Recently I created a list of stories I had crafted and told and stories I would like to tell and roughly categorized these by type: personal stories, fact based stories, myths and legends, wisdom stories and folktales. I wasn’t surprised to see that the highest number of stories were listed under the personal stories category. However, what was surprising was the joy I felt when reading the titles of the stories listed under folktales (including wisdom tales). This was completely unexpected
As a budding storyteller the first folktale I told was from Pakistan, “Diamond Cut Diamond” as part of the requirement in the Art of Storytelling class. And while I enjoyed telling the story as a story, I didn't fully understand what a folktale was. Of course, I had read the chapter on “How to Tell a Folktale” from Liz Warren’s The Oral Tradition Today: An Introduction to the Art of Storytelling. but I was missing a key experience, the delight in telling a story.
After a two-year gap, when I returned to storytelling, I took the class on Multicultural Folktales and I went in with a biased attitude that I wouldn't like folktales. Being a very practical person, I had a difficult time connecting to folktales because of the magical transformations and events skirting on the edge of reality. They seemed unbelievable to me. Another part of folktales that was challenging for me was seeing the value of hope instead of oppression in a story like Cinderella. But what was heartening was that I could tell a wisdom story and that would count because wisdom tales are a type of folktales.

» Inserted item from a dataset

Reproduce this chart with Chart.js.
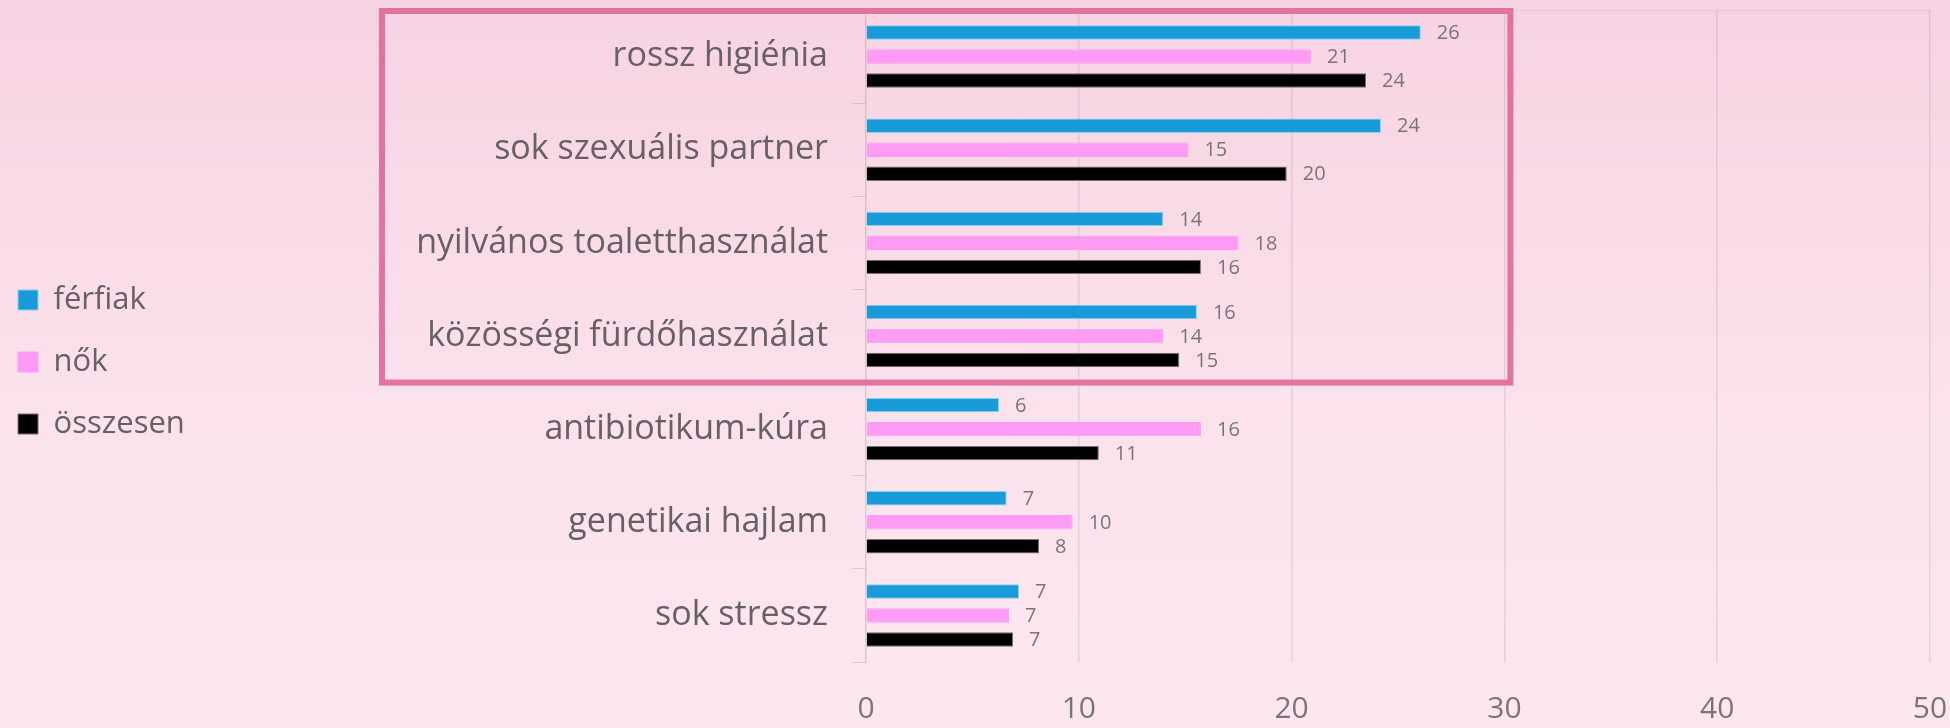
<!DOCTYPE html>
<html lang="hu">
<head>
<meta charset="utf-8">
<title>Okok</title>
<script src="https://cdn.jsdelivr.net/npm/chart.js@4.4.1/dist/chart.umd.min.js"></script>
<style>
    html, body {
        margin: 0;
        padding: 0;
        overflow: hidden;
    }
    body {
        width: 1950px;
        height: 728px;
        background: linear-gradient(to bottom, #f7d3e2 0%, #fbe2ec 55%, #fce7f0 100%);
    }
    #wrap {
        position: relative;
        width: 1950px;
        height: 728px;
    }
</style>
</head>
<body>
<div id="wrap"><canvas id="causes-chart"></canvas></div>
<script>
// Categories, top to bottom
const categories = [
    'rossz higiénia',
    'sok szexuális partner',
    'nyilvános toaletthasználat',
    'közösségi fürdőhasználat',
    'antibiotikum-kúra',
    'genetikai hajlam',
    'sok stressz'
];

// Series (labels are rounded)
const ferfiak = [26.07, 24.2, 13.97, 15.55, 6.25, 6.61, 7.19];
const nok = [20.91, 15.15, 17.51, 13.97, 15.74, 9.71, 6.72];
const osszesen = [23.5, 19.77, 15.74, 14.72, 10.94, 8.13, 6.91];

const seriesNames = ['férfiak', 'nők', 'összesen'];
const xTicks = [0, 10, 20, 30, 40, 50];

// Layout helpers
const PAD_LEFT = -13;
const AXIS_X = 866;
const X_AXIS_HEIGHT = 66;
const FONT = "'Open Sans', 'Noto Sans', sans-serif";

Chart.defaults.font.family = FONT;

/**
 * Value labels at the end of each bar
 */
const valueLabels = {
    id: 'valueLabels',
    afterDatasetsDraw(chart) {
        const ctx = chart.ctx;
        ctx.save();
        ctx.font = `20px ${FONT}`;
        ctx.fillStyle = '#7a7478';
        ctx.textAlign = 'left';
        ctx.textBaseline = 'middle';
        chart.data.datasets.forEach((ds, i) => {
            const meta = chart.getDatasetMeta(i);
            meta.data.forEach((bar, j) => {
                ctx.fillText(String(Math.round(ds.data[j])), bar.x + 16, bar.y + 1);
            });
        });
        ctx.restore();
    }
};

/**
 * Pink highlight frame around the first four causes
 */
const highlightFrame = {
    id: 'highlightFrame',
    afterDraw(chart) {
        const { ctx, scales: { x, y } } = chart;
        const top = chart.chartArea.top + 1;
        const bottom = (y.getPixelForValue(3) + y.getPixelForValue(4)) / 2;
        const left = 382;
        const right = x.getPixelForValue(30) + 6;
        ctx.save();
        ctx.strokeStyle = '#e2729f';
        ctx.lineWidth = 6;
        ctx.strokeRect(left, top, right - left, bottom - top);
        ctx.restore();
    }
};

/**
 * Legend sits a little above the vertical centre
 */
const legendNudge = {
    id: 'legendNudge',
    afterLayout(chart) {
        if (!chart.legend) return;
        chart.legend.top -= 7;
        chart.legend.bottom -= 7;
    }
};

const canvas = document.getElementById('causes-chart');

new Chart(canvas.getContext('2d'), {
    type: 'bar',
    data: {
        labels: categories,
        datasets: [
            {
                label: seriesNames[0],
                data: ferfiak,
                backgroundColor: '#189bd8',
                borderColor: '#86d2f2',
                borderWidth: 1
            },
            {
                label: seriesNames[1],
                data: nok,
                backgroundColor: '#fe9cf5',
                borderColor: '#fe9cf5',
                borderWidth: 1
            },
            {
                label: seriesNames[2],
                data: osszesen,
                backgroundColor: '#000000',
                borderColor: '#7d6d74',
                borderWidth: 1
            }
        ]
    },
    options: {
        indexAxis: 'y',
        responsive: true,
        maintainAspectRatio: false,
        animation: false,
        categoryPercentage: 0.773,
        barPercentage: 0.6,
        layout: {
            padding: { left: PAD_LEFT, right: 20, top: 10, bottom: 0 }
        },
        scales: {
            x: {
                min: 0,
                max: 50,
                afterBuildTicks(scale) {
                    scale.ticks = xTicks.map(v => ({ value: v }));
                },
                afterFit(scale) {
                    // let layout padding decide the edges, fixed strip for the labels
                    scale.paddingLeft = 0;
                    scale.paddingRight = 0;
                    scale.height = X_AXIS_HEIGHT;
                },
                border: { display: false },
                grid: {
                    drawTicks: false,
                    color: ctx => (ctx.index === 0 ? 'rgba(0,0,0,0)' : 'rgba(120, 100, 110, 0.16)'),
                    lineWidth: 1.5
                },
                ticks: {
                    padding: 29,
                    color: '#7a7478',
                    font: { size: 30 }
                }
            },
            y: {
                afterFit(scale) {
                    const legendWidth = scale.chart.legend ? scale.chart.legend.width : 0;
                    scale.width = AXIS_X - (PAD_LEFT + legendWidth);
                    scale.paddingTop = 0;
                    scale.paddingBottom = 0;
                },
                border: { color: 'rgba(120, 100, 110, 0.22)', width: 1.5 },
                grid: {
                    tickLength: 14,
                    color: ctx => (ctx.index === 0 ? 'rgba(120, 100, 110, 0.12)' : 'rgba(0,0,0,0)'),
                    tickColor: ctx => (ctx.index === 0 ? 'rgba(0,0,0,0)' : 'rgba(120, 100, 110, 0.22)')
                },
                ticks: {
                    padding: 24,
                    color: '#676065',
                    font: { size: 34 }
                }
            }
        },
        plugins: {
            legend: {
                display: true,
                position: 'left',
                align: 'center',
                labels: {
                    boxWidth: 20,
                    boxHeight: 20,
                    padding: 31,
                    color: '#676065',
                    font: { size: 31 }
                }
            },
            tooltip: { enabled: false }
        }
    },
    plugins: [valueLabels, highlightFrame, legendNudge]
});
</script>
</body>
</html>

Then I read Rabbi Rossel’s words.
“You craft a story by making choices as to what the story should sound like. Stories sound different to a different generation.
“That’s what the old storytellers used to do in order to make the stories their own..”
These words opened up a whole new world of stories for me to tell. It was like I now had permission to craft and tell a version of a folktale that reinforced the values of our time. In my version of the folktale “The Wicked Stepmother” a Cinderella folktale from Kashmir the passive protagonist changed to one who was active in creating her own destiny. In crafting the Brothers Grimm’s “The White Snake” I took the liberty of changing the protagonist from being male to female giving her the role of saving the prince instead of a poor servant boy going through trials to win the hand of a beautiful princess. Once I found this freedom, I also found the delight in the mystical transformations. My constant reminder, however, to myself when crafting my version of a fairytale is to refrain from overexplaining the departure from reality. I am learning to trust the listeners imagination rather than enforcing my interpretation. While I create the images in the story it is the listener who imagines how the event occurred.
As I evolve as a storyteller I recognise that my responsibility is to continue the oral tradition of not only storytelling but telling folktales because as a Native American storyteller said, “Stories are living things and we keep them alive through telling.”